Since my brake pedal goes way down to the floor, it appears to me, that there must be air hiding somewhere in the system. I decided to approach the bleeding process from a different direction that I saw on the internet. I am tired of pushing good, expensive brake fluid through the system and toss it out. What I tried is to run a plastic tube from the bleed nipple up to the MC reservoir and by pumping the brake pedal, push the fluid, and hopefully any air to expel at the reservoir. I raised the front of the up in the air, ran tubes from both front caliper nipples to the reservoir. Had both nipples open some and pumped the pedal with a slow pedal return. I could observe the clear tube and watch till no air bubbles passed by. I must have pumped the pedal seventy five times. Then I raised the rear of the car and did the same separately (left and then right) until no bubbles were seen. I did see some very small bubbles pass by while doing the front calipers and some larger bubbles from the rear. At this point I thought I was near the fix on this. However, upon starting the engine and pressing the pedal, it again went way down.


Later today I remounted the wheels and drove to a secluded place where I could test the DSC and ABS on grass and gravel road. Under hard acceleration and sharp turns the DSC light would light up. Hard braking on the gravel road did engage the ABS where I could feel the pulses. I did notice under the hard braking, when the car was almost stopped, with my foot still hard on the pedal, the pedal would drop lower maybe an inch or so. I repeated this several times with the same pedal drop. Is that normal???
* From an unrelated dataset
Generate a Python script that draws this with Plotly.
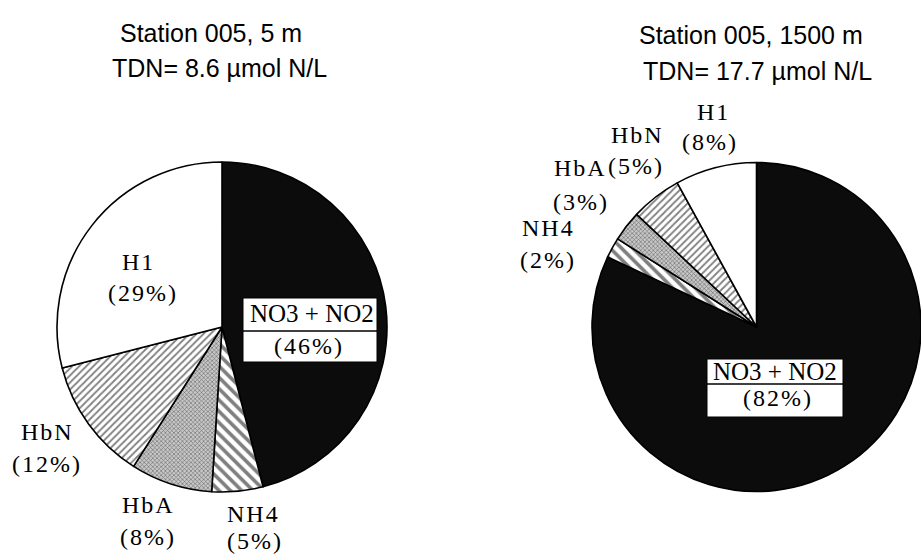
import plotly.graph_objects as go

W, H = 921, 556

categories = ["NO3 + NO2", "NH4", "HbA", "HbN", "H1"]
values_5m = [46, 5, 8, 12, 29]
values_1500m = [82, 2, 3, 5, 8]

titles_left = ["Station 005, 5 m", "TDN= 8.6 \u00b5mol N/L"]
titles_right = ["Station 005, 1500 m", "TDN= 17.7 \u00b5mol N/L"]

slice_colors = ["#0c0c0c", "white", "#c8c8c8", "white", "white"]
slice_patterns = ["", "\\", "x", "/", ""]
pattern_sizes = [6, 8, 3, 5, 6]
pattern_solidity = [0.3, 0.45, 0.35, 0.35, 0.3]

HS = "\u200a"  # hair space for the letter-spaced typewriter look


def spaced(s):
    return HS.join(list(s))


def px(x):
    return x / W


def py(y):
    return 1 - y / H


fig = go.Figure()

for vals, dom in [
    (values_5m, dict(x=[px(57), px(387)], y=[py(492), py(162)])),
    (values_1500m, dict(x=[px(592), 1.0], y=[py(492), py(162)])),
]:
    fig.add_trace(go.Pie(
        labels=categories,
        values=vals,
        sort=False,
        direction="clockwise",
        rotation=0,
        textinfo="none",
        hoverinfo="label+percent",
        showlegend=False,
        domain=dom,
        marker=dict(
            colors=slice_colors,
            line=dict(color="black", width=1.6),
            pattern=dict(
                shape=slice_patterns,
                fgcolor="black",
                size=pattern_sizes,
                solidity=pattern_solidity,
                fillmode="overlay",
            ),
        ),
    ))

sans = dict(family="Liberation Sans, Arial, sans-serif", size=25, color="black")
serif = dict(family="Liberation Serif, Times New Roman, serif", size=24, color="black")
serif_box = dict(family="Liberation Serif, Times New Roman, serif", size=25, color="black")

annotations = []


def add_text(text, x, y, font):
    annotations.append(dict(
        text=text, x=px(x), y=py(y), xref="paper", yref="paper",
        showarrow=False, xanchor="center", yanchor="middle", font=font,
    ))


# titles
add_text(titles_left[0], 211, 33, sans)
add_text(titles_left[1], 219, 68, sans)
add_text(titles_right[0], 751, 35, sans)
add_text(titles_right[1], 757, 71, sans)

# left pie labels
add_text(spaced("H1"), 137, 262, serif)
add_text(spaced("(29%)"), 142, 293, serif)
add_text(spaced("HbN"), 46, 432, serif)
add_text(spaced("(12%)"), 46, 464, serif)
add_text(spaced("HbA"), 147, 505, serif)
add_text(spaced("(8%)"), 147, 537, serif)
add_text(spaced("NH4"), 252, 514, serif)
add_text(spaced("(5%)"), 254, 541, serif)
add_text("NO3 + NO2", 312, 313, serif_box)
add_text(spaced("(46%)"), 308, 346, serif)

# right pie labels
add_text(spaced("H1"), 712, 112, serif)
add_text(spaced("(8%)"), 709, 142, serif)
add_text(spaced("HbN"), 636, 135, serif)
add_text(spaced("(5%)"), 635, 166, serif)
add_text(spaced("HbA"), 579, 168, serif)
add_text(spaced("(3%)"), 580, 202, serif)
add_text(spaced("NH4"), 547, 228, serif)
add_text(spaced("(2%)"), 547, 260, serif)
add_text("NO3 + NO2", 775, 371, serif_box)
add_text(spaced("(82%)"), 777, 398, serif)

shapes = []
for (x0, x1, y0, y1, ym) in [(243, 377, 298, 362, 331), (707, 843, 359, 417, 384)]:
    shapes.append(dict(type="rect", xref="paper", yref="paper",
                       x0=px(x0), x1=px(x1), y0=py(y1), y1=py(y0),
                       fillcolor="white", line=dict(color="black", width=1), layer="above"))
    shapes.append(dict(type="line", xref="paper", yref="paper",
                       x0=px(x0), x1=px(x1), y0=py(ym), y1=py(ym),
                       line=dict(color="black", width=1.5), layer="above"))

fig.update_layout(
    width=W, height=H,
    margin=dict(l=0, r=0, t=0, b=0),
    paper_bgcolor="white",
    plot_bgcolor="white",
    annotations=annotations,
    shapes=shapes,
)

fig.write_html("out.html", config={"displayModeBar": False},
               post_script="document.body.style.margin='0';")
So, yes the pedal seems to go way too far down to the floor.


I wonder if someone could take some measurements of their range of brake pedal travel for me to compare mine to? I used a tape measure with large numbers. With the edge of the tape resting on the top edge of the pedal and the end of the tape at almost right angles to the inclined section of the floorboard behind the pedals. I could lean over to the left and see the measurement to the front surface where the foot touches the pedal. I got measurements with engine off, the point where I could feel the booster is, and under full on foot pressure. Then with the engine running where the pedal ends with full on foot pressure.


After I took the measurements, with the engine off, I was able to push the pedal to the floor (3-1/2"). I let it return and pushed again, this time I measured 4-1/2" (some pump up), and again to 4" (no pump up), one more time all the way down to 3-1/2". Not sure what that means. I will read over the Vehicle Brake Information that xrviz provided and see if something clicks for me.


There is no slop in any of the caliper mounts, the calipers (just rebuilt), braided lines, new pads, new master cylinder. If the booster was bad, it would just make applying pressure harder. With the engine running, I can depress the pedal quite easily. It is when I apply firm, constant pressure, the pedal goes way down.


I don't like losing sleep over this but it is driving me totally nuts!!!!


Long Post but thanks for the input!!!!!